◆ **Dataset content**
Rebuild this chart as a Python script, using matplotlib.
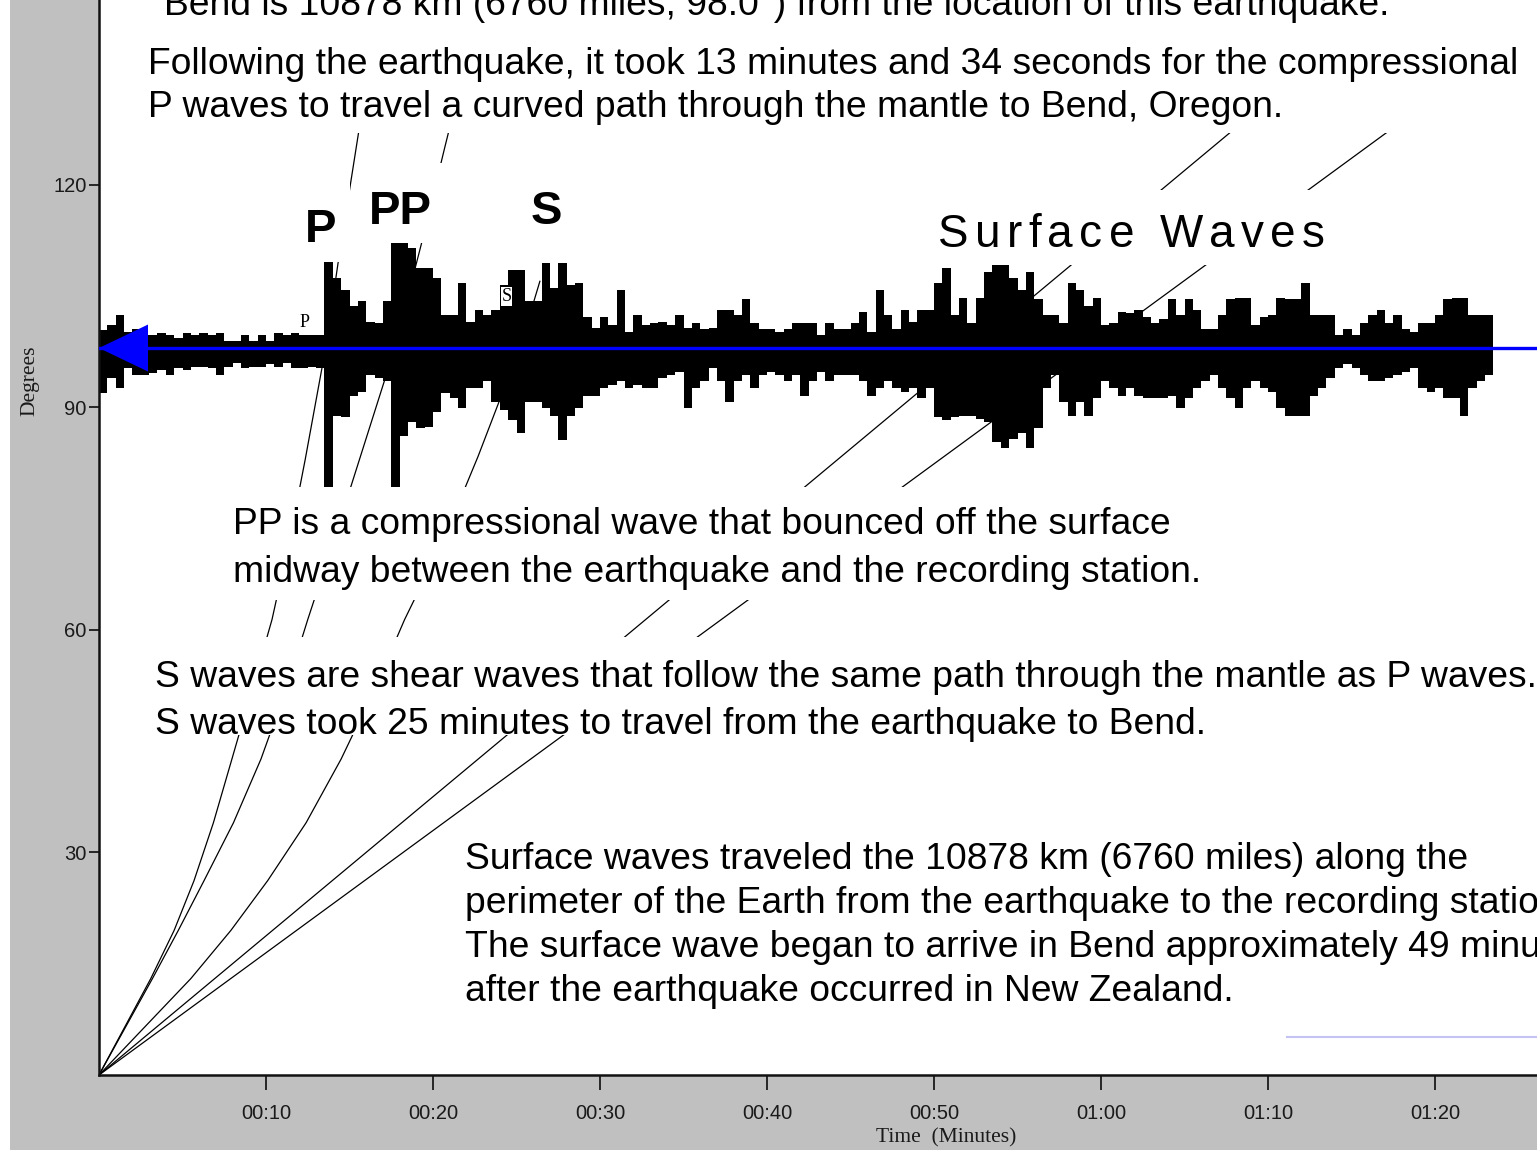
import numpy as np
import matplotlib
matplotlib.use("Agg")
import matplotlib.pyplot as plt
from matplotlib.patches import Rectangle, Polygon
from matplotlib import font_manager
from matplotlib.font_manager import FontProperties
from matplotlib.ft2font import FT2Font

# ---------------- data ----------------
station_deg = 98.0          # epicentral distance of Bend, Oregon (degrees)
trace_start = 0.0           # minutes
trace_step = 0.5            # minutes per envelope sample

# seismogram envelope (degrees above / below the station line), one value per 0.5 min
trace_up = [
    2.4, 3.1, 4.5, 2.2, 2.5, 1.8, 1.8, 2.0, 1.8, 1.4,
    2.0, 1.8, 2.0, 1.8, 2.0, 1.0, 1.0, 1.8, 1.0, 1.8,
    1.0, 2.0, 1.8, 2.0, 1.8, 1.8, 1.8, 11.6, 9.4, 7.8,
    5.6, 6.3, 3.5, 3.4, 6.3, 14.5, 14.5, 13.5, 10.8, 10.8,
    9.4, 4.5,
    4.5, 8.8, 3.5, 5.1, 4.5, 5.1, 8.5, 10.5, 10.5, 6.3,
    6.3, 11.5, 8.1, 11.5, 8.5, 8.8, 4.2, 2.7, 4.2, 3.1,
    7.8, 2.2, 4.5, 3.1, 3.4, 3.5, 3.1, 4.5, 2.7, 3.4,
    2.5, 2.7, 5.1, 5.1, 4.5, 6.6, 3.4, 2.5, 2.5, 2.2,
    2.5, 3.4,
    3.4, 3.4, 1.8, 3.4, 2.5, 2.5, 3.4, 4.9, 2.2, 7.8,
    4.5, 2.5, 5.1, 3.5, 5.1, 5.1, 8.8, 10.8, 4.5, 6.8,
    3.4, 6.8, 10.3, 12.5, 12.5, 9.5, 7.8, 10.3, 6.6, 4.5,
    4.5, 3.4, 8.8, 7.8, 5.6, 6.8, 3.1, 3.4, 4.9, 4.7,
    5.1, 4.2,
    3.4, 3.9, 6.6, 4.5, 6.6, 5.1, 2.5, 2.5, 4.5, 6.6,
    6.8, 6.8, 3.1, 4.2, 4.5, 6.8, 6.6, 6.6, 8.8, 4.5,
    4.5, 4.5, 1.8, 2.5, 1.8, 3.4, 4.5, 5.1, 3.4, 4.5,
    2.5, 2.2, 3.4, 3.4, 4.5, 6.6, 6.8, 6.8, 4.5, 4.5,
    4.5,
]
trace_down = [
    6.0, 4.1, 5.4, 2.7, 3.6, 3.6, 3.3, 3.0, 3.6, 2.7,
    3.0, 2.5, 2.5, 2.7, 3.6, 2.5, 2.0, 2.7, 2.5, 2.5,
    2.2, 2.5, 2.0, 2.7, 2.7, 2.5, 2.7, 19.0, 9.1, 9.3,
    6.4, 5.9, 3.6, 4.1, 4.5, 19.0, 11.8, 10.0, 10.8, 10.7,
    8.6, 6.0,
    6.8, 8.1, 5.4, 5.4, 4.5, 7.3, 8.4, 9.7, 11.5, 7.3,
    7.3, 8.1, 9.1, 12.4, 9.1, 8.1, 6.4, 6.4, 5.4, 5.0,
    4.5, 5.4, 5.0, 5.4, 5.4, 4.1, 3.6, 3.2, 8.1, 5.4,
    4.5, 2.7, 4.5, 7.3, 4.5, 3.6, 5.4, 3.6, 3.2, 3.6,
    4.5, 3.6,
    6.4, 4.5, 3.2, 4.5, 3.6, 3.6, 3.6, 4.5, 6.4, 5.4,
    4.5, 5.4, 5.9, 5.4, 6.8, 5.4, 9.3, 9.7, 9.3, 9.1,
    9.1, 9.5, 10.0, 12.7, 13.5, 12.2, 11.5, 13.5, 10.8, 5.4,
    3.6, 7.3, 9.1, 7.3, 9.1, 6.8, 4.5, 5.4, 6.4, 5.4,
    6.4, 6.8,
    6.8, 6.8, 6.4, 8.1, 6.8, 5.4, 4.5, 3.6, 5.4, 6.8,
    8.1, 5.4, 4.5, 5.4, 5.9, 8.1, 9.1, 9.1, 9.1, 6.4,
    5.4, 4.1, 2.7, 2.2, 2.7, 3.6, 4.5, 4.5, 4.1, 3.6,
    3.2, 2.7, 5.4, 5.9, 5.4, 6.8, 6.8, 9.1, 5.4, 4.5,
    3.6,
]

# travel-time curves: distance (degrees) vs time (minutes)
p_deg = [0, 6.5, 13, 19.5, 26.2, 34, 42.6, 52, 61.4, 72, 83, 98, 110, 125, 145]
p_min = [0, 1.55, 3.1, 4.5, 5.69, 6.85, 7.96, 9.17, 10.36, 11.4, 12.35, 13.57, 14.35, 15.4, 16.8]
pp_deg = [0, 6.5, 13, 19.5, 26.2, 34, 42.6, 52, 61.4, 72, 83, 94, 98, 112, 125, 145]
pp_min = [0, 1.6, 3.2, 4.75, 6.29, 8.05, 9.7, 11.2, 12.5, 14.05, 15.6, 17.15, 17.7, 19.3, 20.7, 22.9]
s_deg = [0, 6.5, 13, 19.5, 26.2, 34, 42.6, 52, 61.4, 72, 83.4, 92.2, 98, 107]
s_min = [0, 2.75, 5.5, 7.9, 10.1, 12.4, 14.5, 16.5, 18.3, 20.6, 22.7, 24.2, 25.2, 26.4]
surf1_deg = [0, 145]
surf1_min = [0, 77.3]
surf2_deg = [0, 145]
surf2_min = [0, 88.0]

xtick_min = [10, 20, 30, 40, 50, 60, 70, 80]
xtick_labels = ["00:10", "00:20", "00:30", "00:40", "00:50", "01:00", "01:10", "01:20"]
ytick_deg = [30, 60, 90, 120]

top_cut_text = "Bend is 10878 km (6760 miles, 98.0\u00b0) from the location of this earthquake."
p_text = ["Following the earthquake, it took 13 minutes and 34 seconds for the compressional",
          "P waves to travel a curved path through the mantle to Bend, Oregon."]
pp_text = ["PP is a compressional wave that bounced off the surface",
           "midway between the earthquake and the recording station."]
s_text = ["S waves are shear waves that follow the same path through the mantle as P waves.",
          "S waves took 25 minutes to travel from the earthquake to Bend."]
surf_text = ["Surface waves traveled the 10878 km (6760 miles) along the",
             "perimeter of the Earth from the earthquake to the recording station.",
             "The surface wave began to arrive in Bend approximately 49 minutes",
             "after the earthquake occurred in New Zealand."]

# ---------------- layout ----------------
W, H, DPI = 1537, 1150, 100
PX_MIN = 16.7       # pixels per minute
PX_DEG = 7.418      # pixels per degree
X0, Y0 = 99, 1075   # pixel of origin (left, from top)

SLIDE = ["Liberation Sans", "DejaVu Sans"]
SERIF = ["Liberation Serif", "DejaVu Serif"]
TICKF = ["Liberation Sans", "DejaVu Sans"]
FS = 26.8

fig = plt.figure(figsize=(W / DPI, H / DPI), dpi=DPI, facecolor="#c0c0c0")
ax = fig.add_axes([X0 / W, (H - Y0) / H, (W - X0) / W, Y0 / H])
ax.set_xlim(0, (W - X0) / PX_MIN)
ax.set_ylim(0, Y0 / PX_DEG)
ax.set_facecolor("white")
for s in ["top", "right"]:
    ax.spines[s].set_visible(False)
for s in ["left", "bottom"]:
    ax.spines[s].set_linewidth(1.8)
    ax.spines[s].set_color("#111111")

ax.set_xticks(xtick_min, xtick_labels)
ax.set_yticks(ytick_deg)
ax.tick_params(axis="y", direction="out", length=7, width=1.3, pad=2, labelsize=14.5, colors="#1a1a1a")
ax.tick_params(axis="x", direction="out", length=11, width=1.3, pad=10, labelsize=14.5, colors="#1a1a1a")
for lab in ax.get_xticklabels() + ax.get_yticklabels():
    lab.set_fontfamily(TICKF)

# travel-time curves
for dd, mm in [(p_deg, p_min), (pp_deg, pp_min), (s_deg, s_min),
               (surf1_deg, surf1_min), (surf2_deg, surf2_min)]:
    ax.plot(mm, dd, color="black", lw=0.9, zorder=1, solid_joinstyle="round")

# seismogram
up = np.asarray(trace_up)
dn = np.asarray(trace_down)
n = len(up)
edges = trace_start + trace_step * np.arange(n + 1)
ax.fill_between(edges, np.append(station_deg + up, station_deg + up[-1]),
                np.append(station_deg - dn, station_deg - dn[-1]),
                step="post", color="black", lw=0, zorder=2)

ax.text(12.3, station_deg + 3.4, "P", fontsize=13, family=SERIF, ha="center", va="center", zorder=3)
ax.text(24.4, station_deg + 6.9, "S", fontsize=13, family=SERIF, ha="center", va="center", zorder=3,
        bbox=dict(facecolor="white", edgecolor="none", pad=0.6))

# blue station line + arrow
ax.axhline(station_deg, color="#0000ff", lw=2.4, zorder=4)
ax.add_patch(Polygon([(0, station_deg), (49 / PX_MIN, station_deg + 23.5 / PX_DEG),
                      (49 / PX_MIN, station_deg - 23.5 / PX_DEG)], closed=True,
                     facecolor="#0000ff", edgecolor="none", zorder=5, clip_on=False))

# ---------------- overlay (slide elements) ----------------
ov = fig.add_axes([0, 0, 1, 1], zorder=5)
ov.set_xlim(0, W)
ov.set_ylim(H, 0)
ov.axis("off")
ov.patch.set_alpha(0)


def box(x0, y0, x1, y1):
    ov.add_patch(Rectangle((x0, y0), x1 - x0, y1 - y0, facecolor="white", edgecolor="none", zorder=1))


box(0, 0, 10, H)                 # white margin at left
box(140, 0, W, 133)              # top text box
box(296, 160, 350, 262)          # "P" label
box(362, 163, 445, 243)          # "PP" label
box(525, 180, 570, 232)          # "S" label
box(930, 190, 1400, 265)         # "Surface Waves"
box(225, 487, 1180, 600)         # PP description
box(148, 637, W, 735)            # S description
box(460, 830, W, 1005)           # surface description


def lines(x, baselines, texts, fs=FS):
    for yb, t in zip(baselines, texts):
        ov.text(x, yb, t, fontsize=fs, family=SLIDE, ha="left", va="baseline", zorder=3, color="black")


lines(164, [15], [top_cut_text])
lines(148, [74, 117], p_text)
lines(233, [534, 582], pp_text)
lines(155, [687, 734], s_text)
lines(465, [869, 913, 957, 1001], surf_text)

ov.text(321, 242, "P", fontsize=34, family=SLIDE, weight="bold", ha="center", va="baseline", zorder=3)
ov.text(400, 224, "PP", fontsize=34, family=SLIDE, weight="bold", ha="center", va="baseline", zorder=3)
ov.text(546, 224, "S", fontsize=34, family=SLIDE, weight="bold", ha="center", va="baseline", zorder=3)

# letter-spaced "Surface Waves"
sw = "Surface Waves"
sw_pt = 33
fpath = font_manager.findfont(FontProperties(family=SLIDE))
ft = FT2Font(fpath)
ft.set_size(sw_pt, DPI)
adv = []
for ch in sw:
    g = ft.load_char(ord(ch))
    adv.append(g.linearHoriAdvance / 65536.0)
x_start, x_end = 938, 1325
gap = (x_end - x_start - sum(adv)) / (len(sw) - 1)
xc = x_start
for ch, a in zip(sw, adv):
    ov.text(xc, 247, ch, fontsize=sw_pt, family=SLIDE, ha="left", va="baseline", zorder=3)
    xc += a + gap

ov.text(30, 381, "Degrees", rotation=90, fontsize=15.5, family=SERIF, ha="center", va="center", color="#1a1a1a")
ov.text(946, 1138, "Time  (Minutes)", fontsize=15.5, family=SERIF, ha="center", va="center", color="#1a1a1a")

ov.plot([1287, W], [1037, 1037], color="#c4c4f4", lw=1.5, zorder=2)

fig.savefig("out.png", dpi=DPI, facecolor=fig.get_facecolor())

◆ **Brief**
Exactly restate the lines from the beginning of the data through the line with "trace_step = 0.5", and no others, keeping pictures out.

◆ **Task output**
Rebuild this chart as a Python script, using matplotlib.
import numpy as np
import matplotlib
matplotlib.use("Agg")
import matplotlib.pyplot as plt
from matplotlib.patches import Rectangle, Polygon
from matplotlib import font_manager
from matplotlib.font_manager import FontProperties
from matplotlib.ft2font import FT2Font

# ---------------- data ----------------
station_deg = 98.0          # epicentral distance of Bend, Oregon (degrees)
trace_start = 0.0           # minutes
trace_step = 0.5            # minutes per envelope sample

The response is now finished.